Joan of Arc is both a victim and the powerful conscience of the nation. Péguy’s deep patriotism and love of tradition are reflected in the lines “Reims, vous êtes la ville du sacre. Vous êtes donc la plus belle ville du royaume de France". The fact that Reims was the cathedral where the kings of France were crowned shows how far Péguy had moved from his early socialism. And it’s surely hard for an English reader to take in the following without flinching: “C’étaient des barbares, . . . infiniment plus barbares, infiniment pire que les Anglais mêmes". The English being referred to here are, of course, Joan of Arc's executioners.
Poetry was also where the married Péguy was able to allude to the deep, unconsummated love he felt over many years for a young woman, Blanche Raphaël: “Quand une fois cette parole a mordu au coeur / Le coeur infidèle et le coeur fidèle, / Nulle volupté n’effacera plus / La trace de ses dents”. Elsewhere he refers to the unhappiness brought on by the fact that he wasn't able to have his three children baptized because his wife Charlotte-Françoise was a non-believer: "Leur front bombé, tout lavé encore et tout propre du baptême, / Des eaux du baptême".
Péguy’s Oeuvres poétiques was published in Gallimard’s prestigious Pléiade series in 1941, just ten years after the imprint was founded; at least three volumes of prose works have appeared in the Pléiade since.
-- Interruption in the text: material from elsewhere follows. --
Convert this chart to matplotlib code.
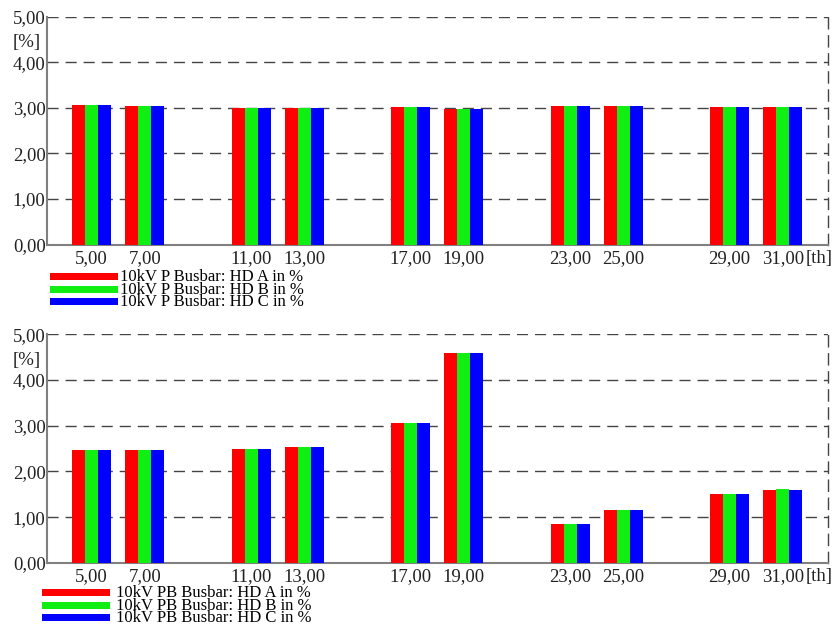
import matplotlib
matplotlib.use("Agg")
import matplotlib.pyplot as plt

plt.rcParams['font.family'] = ['Liberation Serif', 'DejaVu Serif']

harmonics = [5, 7, 11, 13, 17, 19, 23, 25, 29, 31]
xtick_labels = ["5,00", "7,00", "11,00", "13,00", "17,00", "19,00",
                "23,00", "25,00", "29,00", "31,00"]
ytick_values = [0, 1, 2, 3, 4, 5]
ytick_labels = ["0,00", "1,00", "2,00", "3,00", "4,00", "5,00"]

# 10kV P busbar, harmonic distortion per phase in %
p_hd_a = [3.07, 3.05, 3.00, 3.00, 3.01, 2.97, 3.05, 3.03, 3.01, 3.01]
p_hd_b = [3.07, 3.05, 3.00, 3.00, 3.01, 2.97, 3.05, 3.03, 3.01, 3.01]
p_hd_c = [3.07, 3.05, 3.00, 3.00, 3.01, 2.97, 3.05, 3.03, 3.01, 3.01]

# 10kV PB busbar, harmonic distortion per phase in %
pb_hd_a = [2.47, 2.47, 2.50, 2.53, 3.07, 4.60, 0.85, 1.16, 1.51, 1.59]
pb_hd_b = [2.47, 2.47, 2.50, 2.53, 3.07, 4.60, 0.85, 1.16, 1.51, 1.61]
pb_hd_c = [2.47, 2.47, 2.50, 2.53, 3.07, 4.60, 0.85, 1.16, 1.51, 1.59]

colors = ['#ff0000', '#11ee11', '#0000ff']
W, H = 836, 629
bw = 0.49
fs = 13.5       # axis text
leg_fs = 12     # legend text


def draw_panel(rect, series, labels, leg_xy, textpad):
    left, top, right, bottom = rect
    ax = fig.add_axes([left / W, 1 - bottom / H, (right - left) / W, (bottom - top) / H])
    for k, (vals, col) in enumerate(zip(series, colors)):
        xs = [h + (k - 1) * bw for h in harmonics]
        ax.bar(xs, vals, width=bw, color=col, label=labels[k], zorder=3)
    ax.set_xlim(3.32, 32.7)
    ax.set_ylim(0, 5)
    ax.set_yticks(ytick_values)
    ax.set_yticklabels(ytick_labels)
    ax.set_xticks(harmonics)
    ax.set_xticklabels(xtick_labels)
    ax.tick_params(length=0, labelsize=fs, colors='#222222')
    ax.tick_params(axis='x', pad=4)
    ax.tick_params(axis='y', pad=1)
    for y in ytick_values[1:]:
        ax.axhline(y, color='#444444', lw=1.0, dashes=(8, 5), zorder=1)
    ax.spines['top'].set_visible(False)
    ax.spines['right'].set_linestyle((0, (8, 5)))
    ax.spines['right'].set_color('#444444')
    ax.spines['right'].set_linewidth(1.0)
    for s in ('left', 'bottom'):
        ax.spines[s].set_color('#808080')
        ax.spines[s].set_linewidth(1.5)
    ax.text(-0.008, 0.885, "[%]", transform=ax.transAxes, ha='right', va='center',
            fontsize=fs, color='#222222')
    ax.annotate("[th]", xy=(1, 0), xycoords='axes fraction', xytext=(3, -4),
                textcoords='offset points', ha='right', va='top',
                fontsize=fs, color='#222222')
    ax.legend(loc='upper left', bbox_to_anchor=(leg_xy[0] / W, 1 - leg_xy[1] / H),
              bbox_transform=fig.transFigure, frameon=False, fontsize=leg_fs,
              handlelength=4.1, handleheight=0.5, handletextpad=textpad,
              labelspacing=-0.2, borderpad=0, borderaxespad=0)
    leg = ax.get_legend()
    for ln in leg.get_patches():
        ln.set_height(5)
    return ax


fig = plt.figure(figsize=(W / 100, H / 100), dpi=100)

draw_panel((47, 16.7, 828, 244.5), [p_hd_a, p_hd_b, p_hd_c],
           ["10kV P Busbar: HD A in %", "10kV P Busbar: HD B in %",
            "10kV P Busbar: HD C in %"], (50, 269), 0.1)
draw_panel((47, 334.3, 828, 562.8), [pb_hd_a, pb_hd_b, pb_hd_c],
           ["10kV PB Busbar: HD A in %", "10kV PB Busbar: HD B in %",
            "10kV PB Busbar: HD C in %"], (42, 585), 0.35)

fig.savefig("out.png", dpi=100)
In the TLS, George Steiner wrote a blazingly eloquent review of the third volume, in which he talked of how “the material productivity of the man has few parallels in the history of literature”. Steiner concedes that the poem Ève (1913) is “interminable”, but he goes on to say that it’s “charged with a tenacity of vision, with an investment in rebirth . . .”. The poem contains the famous, portentous lines: “Heureux ceux qui sont morts pour la terre charnelle, / Mais pourvu que ce fût dans une juste guerre . . . . / Heureux ceux qui sont morts dans les grandes batailles, / Couchés dessus le sol à la face de Dieu . . .". Steiner’s article, like Douglas Johnson’s, curiously also appeared in 1992. Péguy has scarcely been mentioned in the TLS since (there was a passing reference to Geoffrey Hill’s The Mystery of the Charity of Charles Péguy in John Kerrigan’s recent essay on Hill, TLS, August 8).
Which prompts the question: has any major French writer fallen victim further to the dictates of literary taste and fashion than Charles Péguy? I sense that he’s not much read today and this notion was confirmed in the course of visits to three bookshops in London: the two French bookshops in that Gallic oasis, South Kensington, and the well-stocked European bookshop off Regent St. None of them had any books by Péguy in stock. Not one. Yet Notre Jeunesse certainly remains a powerful work, and the poetry continues to have its advocates. As if in support of this, Gallimard are bringing out a new Pléiade edition of the poems in November: “Il est temps de redécouvrir sa parole juste”, the publishers write.
Cover of Die Aktion with Péguy's portrait by Egon Schiele (Photo by Hulton Archive/Getty Images)
According to his biographer William Carter, Proust, who was Péguy’s contemporary, “expressed his admiration for Péguy’s heroism but not for his writings”. Meanwhile, another contemporary, André Gide, wrote in his Journals, April 1941: “That Péguy is a great figure, and particularly noble and representative, goes without saying; I consider admirable his very life and many a page of his Jeanne d’Arc, as well as numerous others scattered throughout his Cahiers. But those lines from Ève which are quoted everywhere today . . . belong among the worst I have read . . .”.
The TLS published a tribute to the fallen poet in November 1914: “. . . This was Péguy’s firm conviction; no duty so important as the military duty! When the war broke out, man of forty as he was and father of a struggling family – man, too, much engrossed and overworked by his triple occupation as poet, prose-writer, and publisher – he changed from the Territorials into a regiment sent on active service to the front”.